# Balsamic Chicken



## Paymaster (Jan 22, 2009)

Daughter whipped this up tonite. Has Skinless Chicken Breasts, Balsamic vinegar, onion,tomato and Italian Dressing cooked in the slow cooker.


----------



## Paymaster (Jan 22, 2009)

From Chef Rhiannon:

Chicken, sliced onions, salt, pepper, 1 and 1/2 tsp Italian seasoning, couple cloves of garlic, 1/2 cup balsamic vinegar, and two cans of diced tomatoes. Pile in crock pot and cook on low 8 hours or high 4 hours.
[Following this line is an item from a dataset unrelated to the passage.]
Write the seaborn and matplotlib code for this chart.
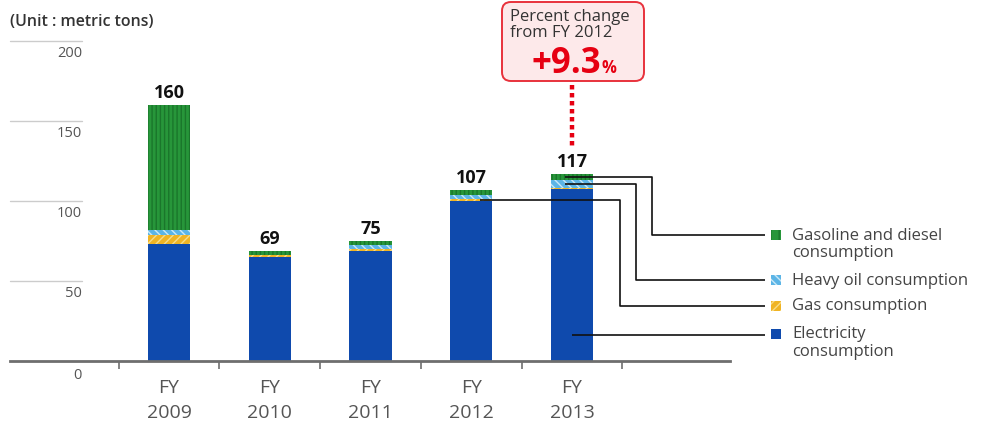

Put over rice or noodles.


----------



## RuddeDogg (Mar 20, 2004)

Looks great


----------



## Bigfisherman (Apr 22, 2005)

Crazy question Pay, Italian dressing (bottle) or Italian seasoning (dry)?

Looks great


----------



## sudshunter (Jan 20, 2008)

gonna have to give this one a try...


----------



## Paymaster (Jan 22, 2009)

Bigfisherman said:


> Crazy question Pay, Italian dressing (bottle) or Italian seasoning (dry)?
> 
> Looks great


Bottle

Thanks


----------